Public hearing but not seeing

August 18, 2013

Item 11A on this week’s city council agenda proposes a public hearing and discussion and action to approve the city manager’s proposed budget resolution for 2014.

The backup material does not include the budget resolution.

How can the purposes of a public hearing be fulfilled if the document to be considered is not made available to the public?

I also note that the form used to submit the item for the agenda is not signed.  Neither is the form used to submit the ratification of the property tax increase, nor the form associated with the tax increase ordinance.

Bad sign

Have things gotten so bad down at city hall that the department heads will not sign documents?  Is this a way for them to claim that they were not involved?

We deserve better

Brutus.


Don’t call me

August 17, 2013

If you take a look at the city web site you can eventually find a phone number for city council and city management staff.

There are also links that take you to pages that let you send your anonymous comments.  This blog has a “Contact the city” button at the top of the page that will give you a list of links.

You might find it interesting that the most junior member of the team, the chief financial officer, does not provide a phone number.  Evidently she does not want to talk to us citizens.

This is the same chief financial officer who has made those horrible financial presentations about the ball park and the move of city hall in front of city council.  She said that the move of city hall would cost $33 million.  We are now over $70 million just using numbers that the city has made public.  When this open records mess is resolved we will undoubtedly see the number rise.  Remember the $50 million dollar ball park.  The public number is now over $62 million.  I plan to post an article soon that will show how even that number is in fact low.  Then as the project progresses we will learn about the money that the city is spending from other funds to build things around the ball park.

Maybe this makes clear why she does not list a phone number.

We deserve better

Brutus


Not Detroit

August 11, 2013

We have been told that the increase in our baseball park bond costs are due to the recent Detroit bankruptcy.

This article is of interest in that regard.  Detroit’s Bankruptcy Doesn’t Faze the Municipal Bond Market

Quoting from parts of it:

  • Strange as it may seem, Detroit’s bankruptcy filing—the biggest ever for a U.S. city—doesn’t appear to have unnerved the $3.7 trillion U.S. municipal bond market.
  • Localities from Washington State to Alabama to Massachusetts planned to sell $8.6 billion in debt during the first full week of August, the most since April.

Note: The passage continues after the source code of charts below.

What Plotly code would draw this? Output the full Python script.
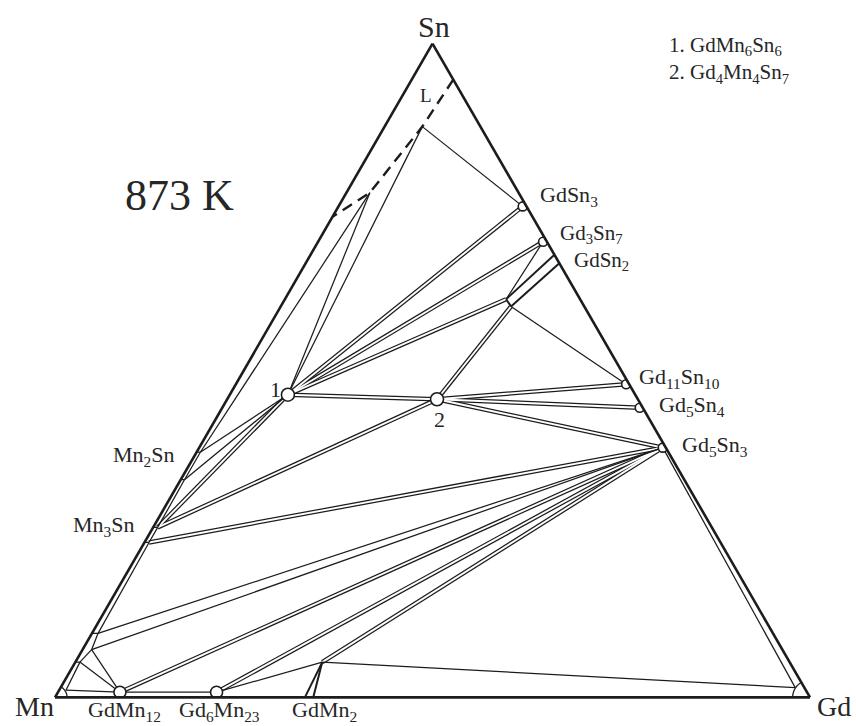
import math
import plotly.graph_objects as go

# ---------------------------------------------------------------------------
# Gd-Mn-Sn isothermal section, compositions in at.%
# ---------------------------------------------------------------------------
point_names = [
    "L_e1", "Lv", "Lw", "L_e2",
    "GdSn3", "Gd3Sn7", "GdSn2_e1", "GdSn2_e2", "GdSn2_s1", "GdSn2_s2",
    "Gd11Sn10", "Gd5Sn4", "Gd5Sn3",
    "P1", "P2",
    "Mn2Sn_a", "Mn2Sn_b", "Mn3Sn_a", "Mn3Sn_b",
    "bMn_a", "bMn_m", "bMn_b", "aMn",
    "GdMn12", "Gd6Mn23", "GdMn2_b1", "GdMn2_b2", "GdMn2_t",
    "Gd_ss",
]
point_sn = [
    94.5, 87.3, 77.2, 73.5,
    75.1, 69.7, 67.7, 66.4, 60.9, 59.8,
    47.9, 44.3, 38.2,
    46.3, 45.6,
    37.5, 33.3, 26.0, 23.7,
    9.8, 7.3, 5.4, 1.1,
    0.8, 0.8, 0.0, 0.0, 5.4,
    1.5,
]
point_gd = [
    5.5, 5.0, 3.1, 0.0,
    24.4, 29.8, 32.3, 33.6, 29.3, 30.5,
    51.7, 55.3, 61.4,
    7.7, 27.8,
    0.5, 0.5, 0.6, 0.6,
    0.8, 1.2, 0.6, 0.9,
    8.2, 21.0, 33.1, 34.2, 32.7,
    97.3,
]
point_mn = [round(100 - s - g, 2) for s, g in zip(point_sn, point_gd)]

# liquidus boundary of the Sn-rich liquid
liquidus_path = ["L_e1", "Lv", "Lw", "L_e2"]

# two-phase fields drawn as double lines
tie_double = [
    ("P1", "GdSn3"), ("P1", "Gd3Sn7"), ("P1", "GdSn2_s1"), ("P1", "P2"),
    ("P1", "Mn3Sn_a"),
    ("P2", "GdSn2_s2"), ("P2", "Gd11Sn10"), ("P2", "Gd5Sn4"), ("P2", "Gd5Sn3"),
    ("P2", "Mn3Sn_a"),
    ("Gd5Sn3", "Mn3Sn_b"), ("Gd5Sn3", "GdMn12"), ("Gd5Sn3", "Gd6Mn23"),
    ("Gd5Sn3", "GdMn2_t"),
]

# single tie lines / phase field borders
tie_single = [
    ("Lv", "GdSn3"), ("Lv", "P1"), ("Lw", "P1"), ("Lw", "Mn2Sn_a"),
    ("P1", "Mn2Sn_a"), ("P1", "Mn2Sn_b"),
    ("Gd3Sn7", "GdSn2_s1"), ("GdSn2_s2", "Gd11Sn10"),
    ("bMn_a", "Gd5Sn3"), ("bMn_m", "Gd5Sn3"), ("bMn_m", "GdMn12"),
    ("bMn_b", "GdMn12"), ("bMn_b", "aMn"), ("aMn", "GdMn12"),
    ("GdMn12", "Gd6Mn23"), ("Gd6Mn23", "GdMn2_t"), ("GdMn2_t", "Gd_ss"),
    ("Gd5Sn3", "Gd_ss"),
    ("Mn2Sn_a", "Mn2Sn_b"), ("Mn2Sn_b", "Mn3Sn_a"), ("Mn3Sn_a", "Mn3Sn_b"),
    ("Mn3Sn_b", "bMn_a"), ("bMn_a", "bMn_m"), ("bMn_m", "bMn_b"),
]

# homogeneity ranges of GdSn2 and GdMn2
band_lines = [
    ("GdSn2_e1", "GdSn2_s1"), ("GdSn2_e2", "GdSn2_s2"), ("GdSn2_s1", "GdSn2_s2"),
    ("GdMn2_b1", "GdMn2_t"), ("GdMn2_b2", "GdMn2_t"),
]

# Mn-Sn phases whose Gd-saturated limits are joined to the binary edge
edge_ticks = ["Mn2Sn_a", "Mn2Sn_b", "Mn3Sn_a", "Mn3Sn_b", "bMn_a", "bMn_b"]

circle_large = ["P1", "P2"]
circle_small = ["GdSn3", "Gd3Sn7", "Gd11Sn10", "Gd5Sn4", "Gd5Sn3"]
circle_base = ["GdMn12", "Gd6Mn23"]

INK = "#1c1c1c"
TXT = "#262626"
FONT = "Liberation Serif"


def comp(name):
    i = point_names.index(name)
    return point_sn[i], point_mn[i], point_gd[i]


def seg_trace(pairs, color, width, dash="solid"):
    a, b, c = [], [], []
    for p, q in pairs:
        for n in (p, q):
            s, m, g = comp(n)
            a.append(s); b.append(m); c.append(g)
        a.append(None); b.append(None); c.append(None)
    return go.Scatterternary(a=a, b=b, c=c, mode="lines",
                             line=dict(color=color, width=width, dash=dash),
                             hoverinfo="skip", showlegend=False)


def corner_arc(corner, radius, t0, t1, n=16):
    # small arc round a pure-element corner, built in the ternary plane
    cx, cy = corner
    a, b, c = [], [], []
    for k in range(n + 1):
        t = math.radians(t0 + (t1 - t0) * k / n)
        x = cx + radius * math.cos(t)
        y = cy + radius * math.sin(t)
        sa = y * 2 / math.sqrt(3)
        sc = x - sa / 2
        a.append(100 * sa); c.append(100 * sc); b.append(100 * (1 - sa - sc))
    return go.Scatterternary(a=a, b=b, c=c, mode="lines",
                             line=dict(color=INK, width=1.3),
                             hoverinfo="skip", showlegend=False)


fig = go.Figure()

# double lines: dark stroke with a white core
fig.add_trace(seg_trace(tie_double, INK, 4.4))
fig.add_trace(seg_trace(tie_double, "white", 1.9))
fig.add_trace(seg_trace(tie_single, INK, 1.25))
fig.add_trace(seg_trace(band_lines, INK, 2.0))

ta, tb, tc = [], [], []
for n in edge_ticks:
    s0, m0, g0 = comp(n)
    ta += [s0, s0, None]; tb += [m0, 100 - s0, None]; tc += [g0, 0, None]
fig.add_trace(go.Scatterternary(a=ta, b=tb, c=tc, mode="lines",
                                line=dict(color=INK, width=1.25),
                                hoverinfo="skip", showlegend=False))

# Sn-rich liquid boundary
la = [comp(n)[0] for n in liquidus_path]
lb = [comp(n)[1] for n in liquidus_path]
lc = [comp(n)[2] for n in liquidus_path]
fig.add_trace(go.Scatterternary(a=la, b=lb, c=lc, mode="lines",
                                line=dict(color=INK, width=2.4, dash="11px,7px"),
                                hoverinfo="skip", showlegend=False))

# solid solutions at the Mn and Gd corners
fig.add_trace(corner_arc((0.0, 0.0), 0.016, 0, 60))
fig.add_trace(corner_arc((1.0, 0.0), 0.023, 120, 180))


def circles(names, size):
    return go.Scatterternary(
        a=[comp(n)[0] for n in names], b=[comp(n)[1] for n in names],
        c=[comp(n)[2] for n in names], mode="markers",
        marker=dict(symbol="circle", size=size, color="white",
                    line=dict(color=INK, width=1.6)),
        hoverinfo="skip", showlegend=False)


fig.add_trace(circles(circle_base, 12))
fig.add_trace(circles(circle_small, 9))
fig.add_trace(circles(circle_large, 13))

axis = dict(showgrid=False, showticklabels=False, ticks="", showline=True,
            linecolor=INK, linewidth=2.6, title=dict(text=""))

W, H = 856, 726
L, R, T, B = 55, 46, 43, 28
PW, PH = W - L - R, H - T - B


def note(text, X, Y, size, xanchor="left"):
    # X, Y: anchor x and text baseline in page pixels
    fig.add_annotation(text=text, xref="paper", yref="paper",
                       x=(X - L) / PW, y=(H - B - (Y - 0.34 * size)) / PH,
                       xanchor=xanchor, yanchor="middle", showarrow=False,
                       font=dict(family=FONT, size=size, color=TXT))


note("Sn", 434, 37, 30, "center")
note("Mn", 13, 716, 28)
note("Gd", 815, 716, 28)
note("873 K", 123, 210, 44)
note("L", 418, 102, 19)
note("1", 268, 397, 22)
note("2", 432, 427, 22)
note("GdSn<sub>3</sub>", 538, 203, 22)
note("Gd<sub>3</sub>Sn<sub>7</sub>", 558, 241, 21)
note("GdSn<sub>2</sub>", 572, 268, 21)
note("Gd<sub>11</sub>Sn<sub>10</sub>", 637, 385, 22)
note("Gd<sub>5</sub>Sn<sub>4</sub>", 657, 413, 22)
note("Gd<sub>5</sub>Sn<sub>3</sub>", 680, 453, 22)
note("Mn<sub>2</sub>Sn", 177, 463, 22, "right")
note("Mn<sub>3</sub>Sn", 137, 533, 22, "right")
note("GdMn<sub>12</sub>", 86, 718, 22)
note("Gd<sub>6</sub>Mn<sub>23</sub>", 177, 718, 22)
note("GdMn<sub>2</sub>", 290, 718, 22)

# compound key, two lines in one block
fig.add_annotation(
    text="1. GdMn<sub>6</sub>Sn<sub>6</sub><br>2. Gd<sub>4</sub>Mn<sub>4</sub>Sn<sub>7</sub>",
    xref="paper", yref="paper", x=(667 - L) / PW, y=(H - B - 60) / PH,
    xanchor="left", yanchor="middle", align="left", showarrow=False,
    font=dict(family=FONT, size=21, color=TXT))

fig.update_layout(
    width=W, height=H,
    margin=dict(l=L, r=R, t=T, b=B, autoexpand=False),
    paper_bgcolor="white", plot_bgcolor="white",
    showlegend=False,
    ternary=dict(sum=100, bgcolor="white",
                 domain=dict(x=[0, 1], y=[0, 1]),
                 aaxis=axis, baxis=axis, caxis=axis),
)

fig.write_html("out.html")
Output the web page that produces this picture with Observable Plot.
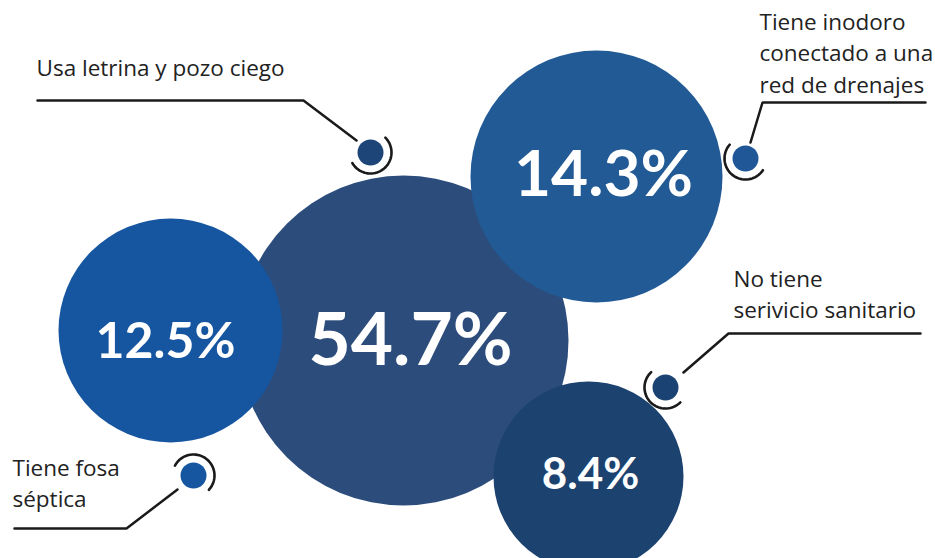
<!DOCTYPE html>
<html>
<head>
<meta charset="utf-8">
<script src="https://cdn.jsdelivr.net/npm/d3@7"></script>
<script src="https://cdn.jsdelivr.net/npm/@observablehq/plot@0.6"></script>
<style>
  html, body { margin: 0; padding: 0; background: #ffffff; }
  #chart svg { display: block; }
</style>
</head>
<body>
<div id="chart"></div>
<script>
// ---- Data ----
const categories = [
  "Usa letrina y pozo ciego",
  "Tiene inodoro\nconectado a una\nred de drenajes",
  "Tiene fosa\nséptica",
  "No tiene\nserivicio sanitario"
];
const values = [54.7, 14.3, 12.5, 8.4];
const valueLabels = ["54.7%", "14.3%", "12.5%", "8.4%"];

// ---- Layout (geometry & style, not data) ----
const bubbleX = [403, 596, 170, 588];
const bubbleY = [340, 176, 330, 476];
const bubbleR = [165, 126, 112, 95];
const bubbleFill = ["rgb(33,67,117)", "#225a96", "#1656a0", "#1c4270"];
const bubbleOpacity = [0.95, 1, 1, 1];
const drawOrder = [2, 1, 0, 3];
const pctX = [410, 603, 165, 590];
const pctY = [341, 175, 341, 474];
const pctSize = [73, 64, 50, 44];

const labelX = [36, 759, 12, 733];
const labelBaseline = [73, 27, 473, 284];
const leaderPaths = [
  [[37, 100], [303, 100], [356, 140]],
  [[925, 102], [762, 102], [750, 142]],
  [[14, 528], [126, 528], [177, 489]],
  [[920, 333], [728, 333], [683, 372]]
];
const dotX = [370, 745, 193, 665];
const dotY = [152, 158, 475, 387];
const dotFill = ["#1d4577", "#1f5797", "#1656a0", "#1a4272"];
const arcAngles = [[-45, 150], [34, 221], [-152, 43], [45, 227]];
const dotR = 13, arcR = 21;

const bubbles = drawOrder.map(i => ({
  i, x: bubbleX[i], y: bubbleY[i], r: bubbleR[i],
  fill: bubbleFill[i], op: bubbleOpacity[i], value: values[i]
}));
const pcts = values.map((v, i) => ({x: pctX[i], y: pctY[i], text: valueLabels[i], size: pctSize[i]}));
const labelFS = 22.5, labelLH = 32;
const lhRatio = labelLH / labelFS;
const labels = categories.map((c, i) => ({
  x: labelX[i],
  y: labelBaseline[i] - labelFS * (0.71 + (lhRatio - 1) / 2),
  text: c
}));
const leaders = leaderPaths.flatMap((p, k) => p.map(([x, y]) => ({k, x, y})));
const arcs = arcAngles.flatMap(([a0, a1], k) => {
  const pts = [];
  const n = 40;
  for (let j = 0; j <= n; j++) {
    const a = (a0 + (a1 - a0) * j / n) * Math.PI / 180;
    pts.push({k, x: dotX[k] + arcR * Math.cos(a), y: dotY[k] + arcR * Math.sin(a)});
  }
  return pts;
});
const dots = categories.map((c, i) => ({x: dotX[i], y: dotY[i], fill: dotFill[i]}));

const W = 935, H = 558;
const chart = Plot.plot({
  width: W, height: H,
  margin: 0,
  style: {background: "#ffffff", fontFamily: "'Open Sans', sans-serif"},
  x: {domain: [0, W], range: [0, W], axis: null},
  y: {domain: [0, H], range: [0, H], axis: null},
  r: {type: "identity"},
  marks: [
    Plot.dot(bubbles, {x: "x", y: "y", r: "r", fill: d => d.fill, fillOpacity: d => d.op, stroke: null}),
    Plot.text(pcts, {x: "x", y: "y", text: "text", fontSize: d => d.size, fontWeight: "bold",
      fill: "white", textAnchor: "middle", lineAnchor: "middle", fontFamily: "Lato, sans-serif"}),
    Plot.line(leaders, {x: "x", y: "y", z: "k", stroke: "#1a1a1a", strokeWidth: 2.5, strokeLinejoin: "miter"}),
    Plot.line(arcs, {x: "x", y: "y", z: "k", stroke: "#1a1a1a", strokeWidth: 2.6, curve: "linear"}),
    Plot.dot(dots, {x: "x", y: "y", r: dotR, fill: d => d.fill, stroke: null}),
    Plot.text(labels, {x: "x", y: "y", text: "text", textAnchor: "start", lineAnchor: "top",
      fontSize: labelFS, lineHeight: lhRatio, fill: "#222222", fontFamily: "'Open Sans', sans-serif"})
  ]
});
document.getElementById("chart").appendChild(chart);
</script>
</body>
</html>
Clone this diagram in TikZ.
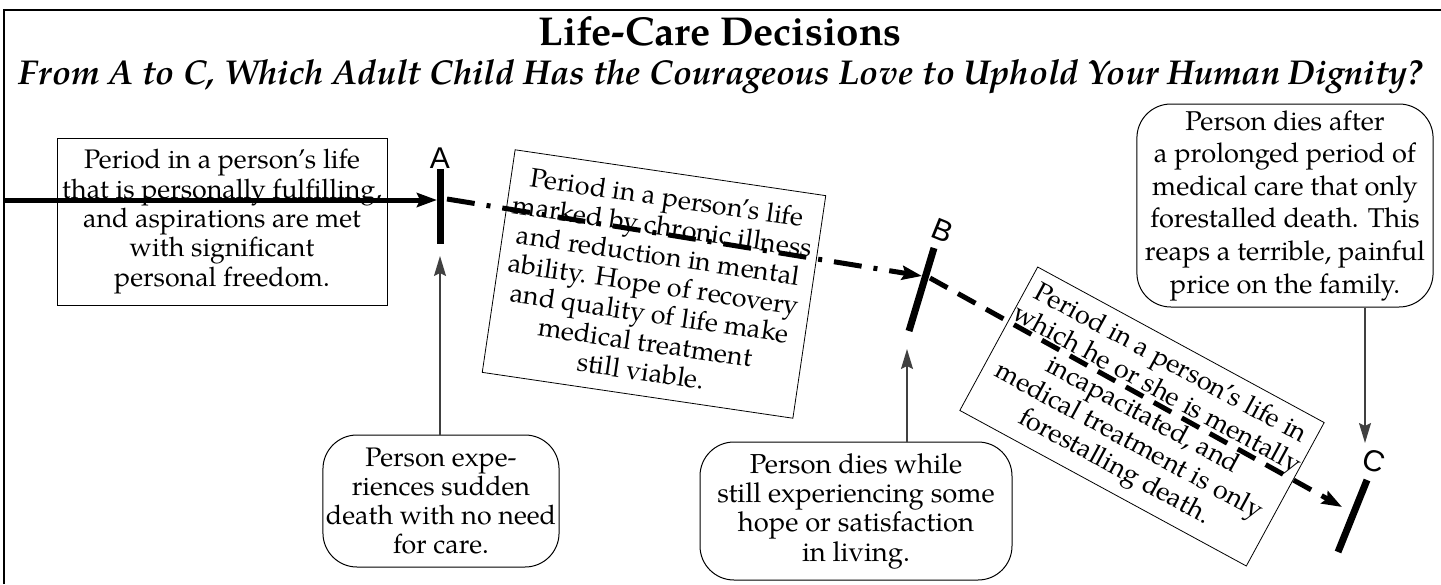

Other market forces may have had an effect on bond prices since our Downtown Development Corporation decided to sell it’s bonds starting in the first week of may.

Is the Detroit issue a smoke screen being used to cover up what really happened?

Recently a blogger suggested that the delay in offering the bonds for sale was at the request of certain city council members who wanted to delay the bond issuance until after the election.

That does not make sense to me in that if I were part of the group ramrodding this I would want to make certain that the bonds were sold while I was still in a position to vote.

If the blogger is right someone or someones intervened to cause a delay in the sale of the bonds, thus costing us $17 million.  I would like to know who was involved if the allegation is true.

We deserve better

Brutus


Not yet

August 6, 2013

Tuesday’s city council agenda has an item on it that will allow city council to talk in executive session about the El Paso lawsuit against the attorney general of Texas.

Some former city representatives and current city staff do not want to turn over emails that pertain to city business that were sent or received from their personal electronic devices.  The attorney general says they must.

There is not an item that will allow city council to take action on the issue after returning to the public session.

Something is wrong here.  It seems that the city attorney wants more time.

Why?  What are they hiding?  How bad will it be when the emails are ultimately released?  Are they stalling to have some statutory time limit pass?  Are they stalling to get some other deal finished before some damaging truth is disclosed?

We deserve better

Brutus


Opaque city

July 24, 2013

The Center for Public Integrity published an article recently about public information requests in the state of Texas. You can read it here.

According to the article, in 2011 the city of El Paso government attempted to deny public information requests by appealing to the attorney general of Texas 63% of the time.

63%

That is horrible. The city sought permission to deny 63% of the requests made. Some of the appeals were appropriate, but we know first-hand how the city uses the process to hold up disclosure. The article did not provide numbers about how many times the attorney general agreed with El Paso.

My suspicion is that the city lost the majority of those cases. Texas makes most government documents available to the public. The exceptions relate primarily to personal privacy, not government inconvenience.

The city uses the tactic of appealing to the attorney general regularly. It knows that it will lose, but it is an effective way to stall — generally for about 90 days.

74%

That is the number that I hope that city staff and city council keep in their collective minds as time advances.